Industry lost workday cases rates
The record low private sector lost workday cases incidence rate of 3.8 is a 7.3 percent drop from the previous record low of 4.1. Four industry divisions – manufacturing, wholesale trade, services, and finance, insurance, and real estate – posted record low rates in 1996. Transportation and public utilities matched its record low rate set in 1995. All other industries, except construction, reported decreased or unchanged rates from those of 1995.

The highest lost workday cases incidence rate of the industry divisions, 6.0, was recorded by the construction industry. The lowest rate was 0.6 in finance, insurance and real estate, a 62.5 percent decrease from the 1995 rate of 1.6. Services and manufacturing also
reported large rate decreases in 1996. The lost workday cases rate decreased 15.6 percent to 2.7 for services and 10.2 percent for manufacturing.

Public Sector Results – Lowest Ever Recorded
During 1996, the public sector reported a total cases incidence rate of 5.9, a record low in Oregon. This new rate is a 15.7 percent decrease from the rate of 7.0 set in 1995. State government recorded a total cases rate of 5.7, down 3.4 percent from the 1995 rate of 5.9. Local government registered a record low rate of 6.0, a 20.0 percent decrease from the 1995 rate of 7.5.

The 1996 public sector lost workday cases incidence rate of 2.6 is 16.1 percent below the 1995 rate of 3.1, and a record low. The 1996 rate consists of the state government lost workday cases rate of 2.2, and the local government rate of 2.7. The public sector logged an estimated 8,936 total recordable cases in 1996. Of these, 3,872 (43.3 percent) resulted in lost workdays. Lost workdays were estimated to be 69,618, down 15.3 percent from 82,170 days in 1995.

National Survey Results
The total cases incidence rate for the private sector nationwide was 7.4 in 1996, down 8.6 percent from 8.1 in 1995. The lost workday cases incidence rate decreased 5.6 percent to 3.4, while the incidence rate for nonfatal cases without lost workdays fell 6.8 percent to 4.1. At 4.0, the 1996 Oregon rate for cases without lost workdays was 2.4 percent below the national rate. However, the Oregon lost workday cases incidence rate and total cases incidence rate exceed the national rates by 11.8 percent and 5.4 percent respectively.

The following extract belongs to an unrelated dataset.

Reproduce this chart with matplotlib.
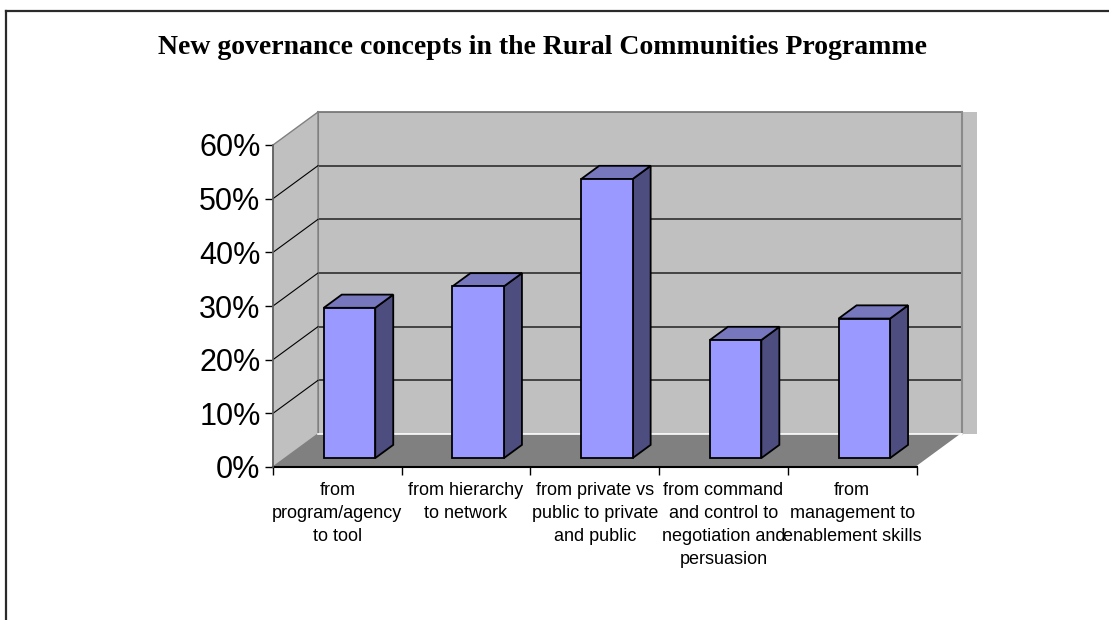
import matplotlib.pyplot as plt
import numpy as np
from matplotlib.patches import Polygon, Rectangle
from matplotlib.lines import Line2D
from matplotlib.ticker import FixedLocator, PercentFormatter

categories = ['from\nprogram/agency\nto tool',
              'from hierarchy\nto network',
              'from private vs\npublic to private\nand public',
              'from command\nand control to\nnegotiation and\npersuasion',
              'from\nmanagement to\nenablement skills']
values = [28, 32, 52, 22, 26]
yticks = [0, 10, 20, 30, 40, 50, 60]

W, H = 1109, 620
fig = plt.figure(figsize=(W / 100, H / 100), dpi=100)

# front plane of the chart box, in pixels
x0, x1 = 273, 916.5
y0, y1 = 467, 145
ax = fig.add_axes([x0 / W, 1 - y0 / H, (x1 - x0) / W, (y0 - y1) / H])
n = len(values)
ax.set_xlim(0, n)
ax.set_ylim(0, 60)

# depth offset of the back wall, in data units
dx = 45 / ((x1 - x0) / n)
dy = 33 / ((y0 - y1) / 60)

ax.patch.set_visible(False)
for s in ax.spines.values():
    s.set_visible(False)

wall = '#c0c0c0'
# back wall
ax.add_patch(Rectangle((dx, dy), n, 60, facecolor=wall, edgecolor='none', zorder=0, clip_on=False))
ax.add_patch(Rectangle((n + dx, dy), 0.117, 60, facecolor=wall, edgecolor='none', zorder=0, clip_on=False))
for v in yticks[1:]:
    ax.plot([dx, n + dx], [v + dy, v + dy], color='#2e2e2e' if v < 60 else '#707070',
            lw=1.2, zorder=1, clip_on=False)
ax.plot([dx, dx], [dy, 60 + dy], color='#808080', lw=1.5, zorder=1, clip_on=False)
ax.plot([n + dx, n + dx], [dy, 60 + dy], color='#8a8a8a', lw=1.5, zorder=1, clip_on=False)

# side wall
ax.add_patch(Polygon([(0, 0), (0, 60), (dx, 60 + dy), (dx, dy)], closed=True,
                     facecolor=wall, edgecolor='#808080', lw=1, zorder=2, clip_on=False))
for v in yticks[1:-1]:
    ax.plot([0, dx], [v, v + dy], color='black', lw=0.8, zorder=2, clip_on=False)

# floor
ax.add_patch(Polygon([(0, 0), (n, 0), (n + dx, dy), (dx, dy)], closed=True,
                     facecolor='#808080', edgecolor='none', zorder=3, clip_on=False))
ax.plot([dx, n + dx], [dy, dy], color='white', lw=1.2, zorder=3, clip_on=False)
ax.plot([n, n + dx], [0, dy], color='white', lw=1.2, zorder=3, clip_on=False)
ax.plot([0, n], [0, 0], color='black', lw=1.5, zorder=3, clip_on=False)
ax.plot([0, 0], [0, 60], color='#606060', lw=1.2, zorder=3, clip_on=False)

# columns: front face from ax.bar, side and top as polygons
f0, f1 = 0.27, 0.67
bw = 0.4
xs = np.arange(n) + 0.5 + f0 * dx
ax.bar(xs, values, width=bw, bottom=f0 * dy, color='#9999ff', edgecolor='black',
       lw=1.3, zorder=6, clip_on=False)
ddx, ddy = (f1 - f0) * dx, (f1 - f0) * dy
for xc, v in zip(xs, values):
    xl, xr = xc - bw / 2, xc + bw / 2
    base, top = f0 * dy, v + f0 * dy
    ax.add_patch(Polygon([(xr, base), (xr, top), (xr + ddx, top + ddy), (xr + ddx, base + ddy)],
                         closed=True, facecolor='#4d4d80', edgecolor='black', lw=1.3,
                         zorder=5, clip_on=False))
    ax.add_patch(Polygon([(xl, top), (xr, top), (xr + ddx, top + ddy), (xl + ddx, top + ddy)],
                         closed=True, facecolor='#7777bd', edgecolor='black', lw=1.3,
                         zorder=5, clip_on=False))

# axes ticks and labels
ax.yaxis.set_major_locator(FixedLocator(yticks))
ax.yaxis.set_major_formatter(PercentFormatter(decimals=0))
ax.tick_params(axis='y', direction='out', length=6, width=1, color='black', pad=3,
               labelsize=22, labelfontfamily='Liberation Sans')
ax.xaxis.set_major_locator(FixedLocator(np.arange(n + 1)))
ax.xaxis.set_minor_locator(FixedLocator(np.arange(n) + 0.5))
ax.set_xticklabels([], minor=False)
ax.set_xticklabels(categories, minor=True, fontsize=13, family='Liberation Sans',
                   linespacing=1.45, va='top')
ax.tick_params(axis='x', which='major', direction='out', length=6, width=1, color='black')
ax.tick_params(axis='x', which='minor', length=0, pad=11)

fig.text(543 / W, 1 - 47 / H, 'New governance concepts in the Rural Communities Programme',
         ha='center', va='center', fontsize=20, fontweight='bold', family='Liberation Serif')

# outer chart border
fig.add_artist(Line2D([5.5 / W, 5.5 / W], [0, 1 - 11 / H], color='#2a2a2a', lw=1.6))
fig.add_artist(Line2D([5.5 / W, 1], [1 - 11 / H, 1 - 11 / H], color='#2a2a2a', lw=1.6))

fig.savefig('out.png', dpi=100)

Data in this summary are based upon the annual Occupational Safety and Health (OSH) survey which collects data from a scientifically selected sample of employer establishments across the state. This should be distinguished from the data collected from workers’ compensation claims submitted to the department by insurers. To be consistent with other years, data from 1992 and 1993 were re-estimated using the Oregon Estimation System. Some industry rates may vary from those published earlier.

For further information, or to order the 1996 Oregon Occupational Injury and Illness publication, please call the Oregon Department of Consumer & Business Services, Research & Analysis Section at (503) 378-8254.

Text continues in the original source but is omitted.